--- What the task asks ---
Pictures stay out. Extract the lines below from the first one through the line with "import * as", both included.

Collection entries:
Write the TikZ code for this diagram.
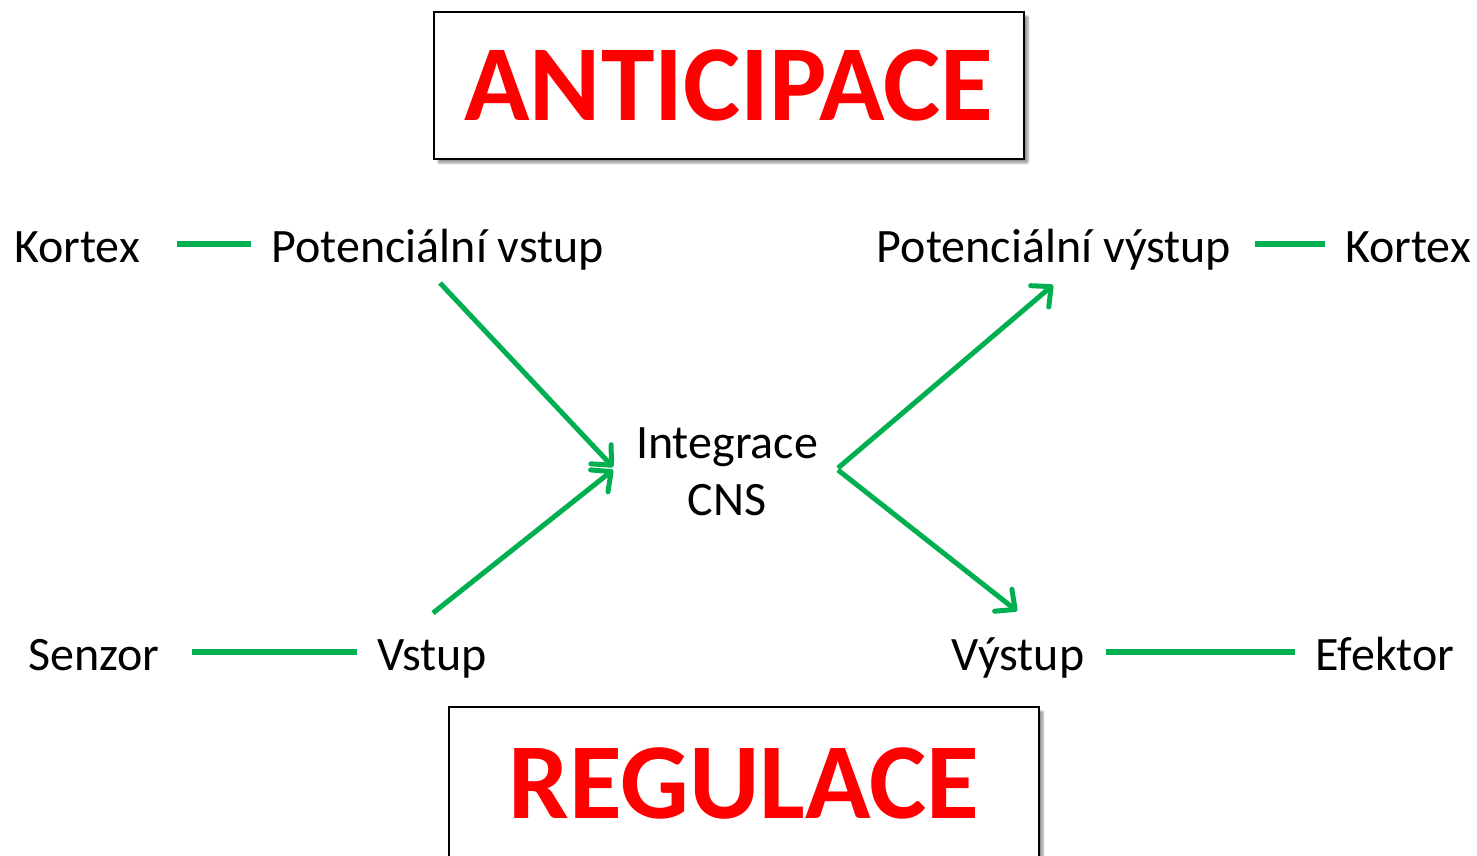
\documentclass[tikz,border=0pt]{standalone}
\usepackage{fontspec}
\setmainfont{Carlito}
\usetikzlibrary{arrows.meta,shadows.blur}
\definecolor{grn}{RGB}{0,176,80}
\definecolor{ttl}{RGB}{255,0,0}
\tikzset{
  lbl/.style={font=\fontsize{48}{57}\selectfont, inner sep=0pt, anchor=base},
  title/.style={draw=black, line width=1.5pt, fill=white, text=ttl,
    font=\fontsize{108}{114}\selectfont\bfseries, minimum width=590pt,
    inner sep=0pt, blur shadow={shadow xshift=4pt, shadow yshift=-4pt, shadow blur steps=6, shadow blur extra rounding=1pt}},
  link/.style={draw=grn, line width=5.5pt},
  arr/.style={draw=grn, line width=5pt, -{Straight Barb[length=15pt,width=28pt,round]}}
}
\begin{document}
\begin{tikzpicture}[x=1pt,y=-1pt]
\useasboundingbox (0,0) rectangle (1477,855);
\clip (0,0) rectangle (1477,855);
\node[title, minimum height=147pt] (ant) at (729,85.5) {ANTICIPACE};
\node[title, minimum height=153pt] (reg) at (744,783.5) {REGULACE};

\node[lbl] (k1) at (77,262) {Kortex};
\node[lbl] (pv) at (438,262) {Potenciální vstup};
\node[lbl] (pvy) at (1054,262) {Potenciální výstup};
\node[lbl] (k2) at (1408,262) {Kortex};
\node[lbl] (sen) at (94,670) {Senzor};
\node[lbl] (vs) at (432,670) {Vstup};
\node[lbl] (vy) at (1018,670) {Výstup};
\node[lbl] (ef) at (1385,670) {Efektor};
\node[lbl, align=center, anchor=base] (int) at (727,515) {Integrace\\CNS};

\coordinate (a1s) at (440,283);
\coordinate (a1e) at (613,467);
\coordinate (a2s) at (433,613);
\coordinate (a2e) at (613,470);
\coordinate (a3s) at (838,468);
\coordinate (a3e) at (1053,285);
\coordinate (a4s) at (838,470);
\coordinate (a4e) at (1017,611);

\draw[link] (177,244) coordinate (l1a) -- (251,244) coordinate (l1b);
\draw[link] (1255,244) coordinate (l2a) -- (1325,244) coordinate (l2b);
\draw[link] (192,652) coordinate (l3a) -- (357,652) coordinate (l3b);
\draw[link] (1106,652) coordinate (l4a) -- (1295,652) coordinate (l4b);

\draw[arr] (a1s) -- (a1e);
\draw[arr] (a2s) -- (a2e);
\draw[arr] (a3s) -- (a3e);
\draw[arr] (a4s) -- (a4e);
\end{tikzpicture}
\end{document}
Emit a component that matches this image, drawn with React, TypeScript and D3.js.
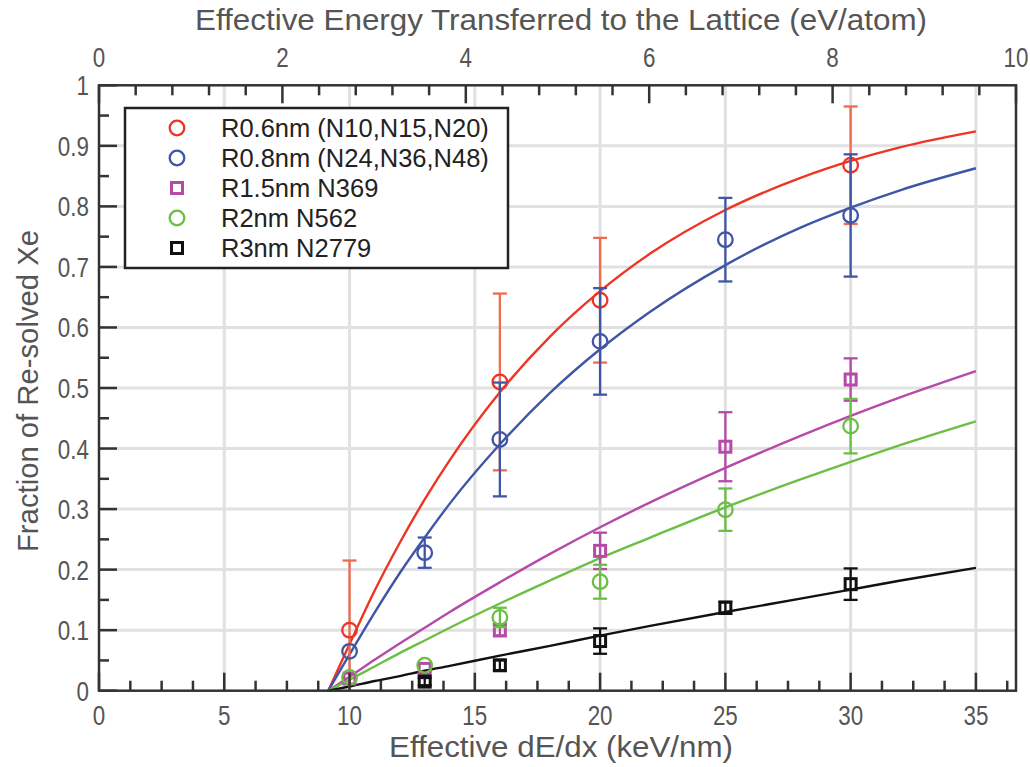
import React from "react";
import * as d3 from "d3";

// ---- data ----
const seriesNames = ["R0.6nm (N10,N15,N20)", "R0.8nm (N24,N36,N48)", "R1.5nm N369", "R2nm N562", "R3nm N2779"];
const seriesColors = ["#ee3524", "#3f56a6", "#b54aa8", "#6cbf45", "#111111"];
const errColors = ["#f06a50", "#3f56a6", "#b54aa8", "#6cbf45", "#111111"];
const seriesShapes = ["circle", "circle", "square", "circle", "square"];

// points: x (keV/nm), y, err
const redX = [10, 16, 20, 30];
const redY = [0.10, 0.51, 0.645, 0.868];
const redE = [0.115, 0.146, 0.103, 0.097];

const blueX = [10, 13, 16, 20, 25, 30];
const blueY = [0.065, 0.228, 0.415, 0.577, 0.745, 0.785];
const blueE = [0.0, 0.025, 0.094, 0.088, 0.069, 0.101];

const magX = [10, 13, 16, 20, 25, 30];
const magY = [0.02, 0.036, 0.10, 0.231, 0.403, 0.514];
const magE = [0.0, 0.0, 0.01, 0.030, 0.057, 0.035];

const greenX = [10, 13, 16, 20, 25, 30];
const greenY = [0.022, 0.042, 0.121, 0.18, 0.299, 0.437];
const greenE = [0.0, 0.0, 0.016, 0.028, 0.035, 0.045];

const blackX = [13, 16, 20, 25, 30];
const blackY = [0.015, 0.042, 0.082, 0.137, 0.176];
const blackE = [0.006, 0.008, 0.021, 0.010, 0.026];

// fitted curves
const curveX = [9.15, 10, 11, 12, 13, 14, 16, 18, 20, 22, 25, 28, 30, 32, 35];
const redCurve = [0, 0.077, 0.165, 0.244, 0.316, 0.381, 0.493, 0.585, 0.660, 0.722, 0.794, 0.847, 0.875, 0.898, 0.924];
const blueCurve = [0, 0.060, 0.129, 0.194, 0.253, 0.309, 0.407, 0.492, 0.564, 0.626, 0.703, 0.765, 0.798, 0.827, 0.863];
const magCurve = [0, 0.023, 0.051, 0.078, 0.104, 0.130, 0.179, 0.226, 0.270, 0.311, 0.368, 0.421, 0.454, 0.485, 0.528];
const greenCurve = [0, 0.018, 0.040, 0.062, 0.083, 0.104, 0.144, 0.182, 0.219, 0.253, 0.303, 0.349, 0.378, 0.406, 0.445];
const blackCurve = [0, 0.007, 0.016, 0.024, 0.033, 0.041, 0.058, 0.074, 0.091, 0.107, 0.130, 0.152, 0.167, 0.182, 0.203];

const bottomTicks = [0, 5, 10, 15, 20, 25, 30, 35];
const topTicks = [0, 2, 4, 6, 8, 10];
const yTicks = [0, 0.1, 0.2, 0.3, 0.4, 0.5, 0.6, 0.7, 0.8, 0.9, 1];
const yTickLabels = ["0", "0.1", "0.2", "0.3", "0.4", "0.5", "0.6", "0.7", "0.8", "0.9", "1"];

const W = 1030, H = 767;
const L = 99, R = 1016, T = 85.3, B = 690.7;

export default function App() {
  const x = d3.scaleLinear().domain([0, 36.6]).range([L, R]);
  const xTop = d3.scaleLinear().domain([0, 10]).range([L, R]);
  const y = d3.scaleLinear().domain([0, 1]).range([B, T]);

  const points = [
    { xs: redX, ys: redY, es: redE },
    { xs: blueX, ys: blueY, es: blueE },
    { xs: magX, ys: magY, es: magE },
    { xs: greenX, ys: greenY, es: greenE },
    { xs: blackX, ys: blackY, es: blackE },
  ];
  const curves = [redCurve, blueCurve, magCurve, greenCurve, blackCurve];
  const line = d3.line<[number, number]>().x(d => x(d[0])).y(d => y(d[1])).curve(d3.curveMonotoneX);

  const font = "'Liberation Sans', Arial, sans-serif";
  const textGray = "#555";
  const SX = 0.8;

  const minorBottom = d3.range(0, 36.6, 1.25);
  const minorTop = d3.range(0, 10.01, 0.4);
  const minorY = d3.range(0, 1.001, 0.05);

  const narrow = (key: string, tx: number, ty: number, s: string, anchor: string) => (
    <text key={key} transform={`translate(${tx},${ty}) scale(${SX},1)`} textAnchor={anchor} fontFamily={font} fontSize={28} fill={textGray}>{s}</text>
  );

  const marker = (shape: string, cx: number, cy: number, color: string, key: string) =>
    shape === "circle" ? (
      <circle key={key} cx={cx} cy={cy} r={7.3} fill="none" stroke={color} strokeWidth={2.3} />
    ) : (
      <rect key={key} x={cx - 5.5} y={cy - 5.5} width={11} height={11} fill="none" stroke={color} strokeWidth={3} />
    );

  return (
    <svg width={W} height={H} style={{ position: "absolute", left: 0, top: 0, background: "#fff" }}>
      <rect x={0} y={0} width={W} height={H} fill="#fff" />
      {/* grid */}
      {bottomTicks.filter(t => t > 0).map(t => (
        <line key={"gx" + t} x1={x(t)} x2={x(t)} y1={T} y2={B} stroke="#e1e1e1" strokeWidth={3} />
      ))}
      {yTicks.filter(t => t > 0 && t < 1).map(t => (
        <line key={"gy" + t} x1={L} x2={R} y1={y(t)} y2={y(t)} stroke="#e1e1e1" strokeWidth={3} />
      ))}

      {/* curves */}
      {curves.map((c, i) => (
        <path key={"c" + i} d={line(curveX.map((xv, j) => [xv, c[j]] as [number, number])) || ""} fill="none" stroke={seriesColors[i]} strokeWidth={2.4} />
      ))}

      {/* points with error bars */}
      {points.map((s, i) => (
        <g key={"s" + i}>
          {s.xs.map((xv, j) =>
            s.es[j] > 0 ? (
              <g key={"e" + j} stroke={errColors[i]} strokeWidth={2.3}>
                <line x1={x(xv)} x2={x(xv)} y1={y(Math.max(0, s.ys[j] - s.es[j]))} y2={y(s.ys[j] + s.es[j])} />
                <line x1={x(xv) - 7} x2={x(xv) + 7} y1={y(s.ys[j] + s.es[j])} y2={y(s.ys[j] + s.es[j])} />
                {s.ys[j] - s.es[j] > 0 && (
                  <line x1={x(xv) - 7} x2={x(xv) + 7} y1={y(s.ys[j] - s.es[j])} y2={y(s.ys[j] - s.es[j])} />
                )}
              </g>
            ) : null
          )}
          {s.xs.map((xv, j) => marker(seriesShapes[i], x(xv), y(s.ys[j]), seriesColors[i], "m" + j))}
        </g>
      ))}

      {/* frame */}
      <rect x={L} y={T} width={R - L} height={B - T} fill="none" stroke="#333" strokeWidth={2.5} />
      {/* ticks */}
      {minorBottom.map((t, i) => (
        <line key={"bt" + i} x1={x(t)} x2={x(t)} y1={B} y2={B - (Math.abs(t % 5) < 1e-6 ? 18 : 10)} stroke="#333" strokeWidth={2.5} />
      ))}
      {minorTop.map((t, i) => {
        const major = Math.abs(t / 2 - Math.round(t / 2)) < 1e-6;
        return <line key={"tt" + i} x1={xTop(t)} x2={xTop(t)} y1={T} y2={T + (major ? 18 : 10)} stroke="#333" strokeWidth={2.5} />;
      })}
      {minorY.map((t, i) => (
        <line key={"yt" + i} x1={L} x2={L + (i % 2 === 0 ? 18 : 10)} y1={y(t)} y2={y(t)} stroke="#333" strokeWidth={2.5} />
      ))}

      {/* tick labels */}
      {bottomTicks.map(t => narrow("bl" + t, x(t), 725, String(t), "middle"))}
      {topTicks.map(t => narrow("tl" + t, xTop(t), 67, String(t), "middle"))}
      {yTicks.map((t, i) => narrow("yl" + i, 89, y(t) + 10, yTickLabels[i], "end"))}

      {/* axis titles */}
      <text x={561} y={757} textAnchor="middle" fontFamily={font} fontSize={29} fill={textGray} textLength={344} lengthAdjust="spacingAndGlyphs">Effective dE/dx (keV/nm)</text>
      <text x={561} y={30} textAnchor="middle" fontFamily={font} fontSize={30} fill={textGray} textLength={732} lengthAdjust="spacingAndGlyphs">Effective Energy Transferred to the Lattice (eV/atom)</text>
      <text transform={`translate(38,391) rotate(-90)`} textAnchor="middle" fontFamily={font} fontSize={29} fill={textGray} textLength={322} lengthAdjust="spacingAndGlyphs">Fraction of Re-solved Xe</text>

      {/* legend */}
      <rect x={125} y={108} width={383} height={160} fill="#fff" stroke="#222" strokeWidth={2.5} />
      {seriesNames.map((n, i) => (
        <g key={"lg" + i}>
          {marker(seriesShapes[i], 177, 128 + i * 30, seriesColors[i], "lm" + i)}
          <text x={221} y={128 + i * 30 + 9} fontFamily={font} fontSize={25.5} fill="#222">{n}</text>
        </g>
      ))}
    </svg>
  );
}
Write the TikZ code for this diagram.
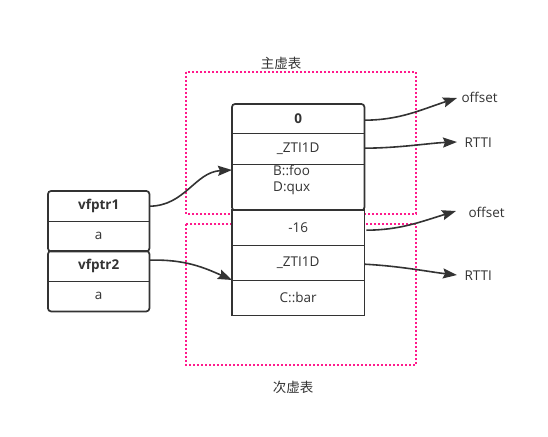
\documentclass[tikz,border=0pt]{standalone}
\usepackage{fontspec}
\setmainfont{Open Sans}
\newfontfamily\cjk{Noto Sans CJK SC}
\usetikzlibrary{arrows.meta,calc}
\definecolor{ink}{HTML}{333333}
\definecolor{pinkdot}{HTML}{FF1A8C}
\begin{document}
\begin{tikzpicture}[x=1pt,y=-1pt,
  every node/.style={text=ink,font=\fontsize{13.5}{15}\selectfont},
  cell/.style={minimum width=132pt,inner sep=0pt,anchor=north west,fill=white},
  lcell/.style={minimum width=101pt,minimum height=30pt,inner sep=0pt,anchor=north west,fill=white},
  frame/.style={draw=ink,line width=1.7pt},
  group/.style={draw=pinkdot,line width=1.8pt,dash pattern=on 1.8pt off 2.2pt},
  arr/.style={draw=ink,line width=1.6pt,-{Stealth[length=14pt,width=10pt,inset=2pt]}},
  lbl/.style={anchor=west}]
\useasboundingbox (0,0) rectangle (548,436);
% dotted groups
\draw[group] (186,72) rectangle (416,214);
\draw[group] (186,224) rectangle (416,365);
\node (main) at (281,63) {\cjk 主虚表};
\node (sec) at (293,387) {\cjk 次虚表};
% upper table
\node[cell,minimum height=29pt] (r0) at (232,104) {\bfseries 0};
\node[cell,minimum height=31pt] (r1) at (232,133) {\_ZTI1D};
\node[cell,minimum height=46pt] (r2) at (232,164) {};
\node[anchor=north west,align=left,inner sep=0pt,font=\fontsize{13.5}{16}\selectfont] (r2t) at (273,165) {B::foo\\D:qux};
\draw[frame,rounded corners=3pt] (r0.north west) rectangle (r2.south east);
\draw[frame] (r0.south west) -- (r0.south east);
\draw[frame] (r1.south west) -- (r1.south east);
% lower table
\node[cell,minimum height=35pt] (s0) at (232,210) {-16};
\node[cell,minimum height=35pt] (s1) at (232,245) {\_ZTI1D};
\node[cell,minimum height=35pt] (s2) at (232,280) {C::bar};
\draw[frame] (s0.north west) rectangle (s2.south east);
\draw[frame] (s0.south west) -- (s0.south east);
\draw[frame] (s1.south west) -- (s1.south east);
% left boxes
\node[lcell] (v1) at (48,191) {\bfseries vfptr1};
\node[lcell] (a1) at (48,221) {a};
\node[lcell] (v2) at (48,251) {\bfseries vfptr2};
\node[lcell] (a2) at (48,281) {a};
\draw[frame,rounded corners=3pt] (v1.north west) rectangle (a1.south east);
\draw[frame] (v1.south west) -- (v1.south east);
\draw[frame,rounded corners=3pt] (v2.north west) rectangle (a2.south east);
\draw[frame] (v2.south west) -- (v2.south east);
% right labels
\node[lbl] (o1) at (458,97) {offset};
\node[lbl] (t1) at (461,143) {RTTI};
\node[lbl] (o2) at (465,212) {offset};
\node[lbl] (t2) at (461,276) {RTTI};
% connectors
\draw[arr] (v1.east) .. controls (185,206) and (195,172) .. ($(r2.north west)+(0,6)$);
\draw[arr] ($(v2.east)+(0,-6)$) .. controls (185,259) and (205,268) .. (s2.north west);
\draw[arr] ($(r0.east)+(0,1.5)$) .. controls (400,120) and (420,110) .. ($(o1.west)+(-1,1)$);
\draw[arr] ($(r1.east)+(0,-0.5)$) .. controls (400,148) and (430,143) .. ($(t1.west)+(-4,-1)$);
\draw[arr] ($(s0.east)+(2,2.5)$) .. controls (400,230) and (420,222) .. ($(o2.west)+(-9,-1)$);
\draw[arr] ($(s1.east)+(0,1.5)$) .. controls (400,266) and (430,272) .. ($(t2.west)+(-4,-1)$);
\end{tikzpicture}
\end{document}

--- Exercise result ---
Write the TikZ code for this diagram.
\documentclass[tikz,border=0pt]{standalone}
\usepackage{fontspec}
\setmainfont{Carlito}
\usetikzlibrary{arrows.meta,shadows.blur}
\definecolor{grn}{RGB}{0,176,80}
\definecolor{ttl}{RGB}{255,0,0}
\tikzset{
  lbl/.style={font=\fontsize{48}{57}\selectfont, inner sep=0pt, anchor=base},
  title/.style={draw=black, line width=1.5pt, fill=white, text=ttl,
    font=\fontsize{108}{114}\selectfont\bfseries, minimum width=590pt,
    inner sep=0pt, blur shadow={shadow xshift=4pt, shadow yshift=-4pt, shadow blur steps=6, shadow blur extra rounding=1pt}},
  link/.style={draw=grn, line width=5.5pt},
  arr/.style={draw=grn, line width=5pt, -{Straight Barb[length=15pt,width=28pt,round]}}
}
\begin{document}
\begin{tikzpicture}[x=1pt,y=-1pt]
\useasboundingbox (0,0) rectangle (1477,855);
\clip (0,0) rectangle (1477,855);
\node[title, minimum height=147pt] (ant) at (729,85.5) {ANTICIPACE};
\node[title, minimum height=153pt] (reg) at (744,783.5) {REGULACE};

\node[lbl] (k1) at (77,262) {Kortex};
\node[lbl] (pv) at (438,262) {Potenciální vstup};
\node[lbl] (pvy) at (1054,262) {Potenciální výstup};
\node[lbl] (k2) at (1408,262) {Kortex};
\node[lbl] (sen) at (94,670) {Senzor};
\node[lbl] (vs) at (432,670) {Vstup};
\node[lbl] (vy) at (1018,670) {Výstup};
\node[lbl] (ef) at (1385,670) {Efektor};
\node[lbl, align=center, anchor=base] (int) at (727,515) {Integrace\\CNS};

\coordinate (a1s) at (440,283);
\coordinate (a1e) at (613,467);
\coordinate (a2s) at (433,613);
\coordinate (a2e) at (613,470);
\coordinate (a3s) at (838,468);
\coordinate (a3e) at (1053,285);
\coordinate (a4s) at (838,470);
\coordinate (a4e) at (1017,611);

\draw[link] (177,244) coordinate (l1a) -- (251,244) coordinate (l1b);
\draw[link] (1255,244) coordinate (l2a) -- (1325,244) coordinate (l2b);
\draw[link] (192,652) coordinate (l3a) -- (357,652) coordinate (l3b);
\draw[link] (1106,652) coordinate (l4a) -- (1295,652) coordinate (l4b);

\draw[arr] (a1s) -- (a1e);
\draw[arr] (a2s) -- (a2e);
\draw[arr] (a3s) -- (a3e);
\draw[arr] (a4s) -- (a4e);
\end{tikzpicture}
\end{document}
Emit a component that matches this image, drawn with React, TypeScript and D3.js.
import React from "react";
import * as d3 from "d3";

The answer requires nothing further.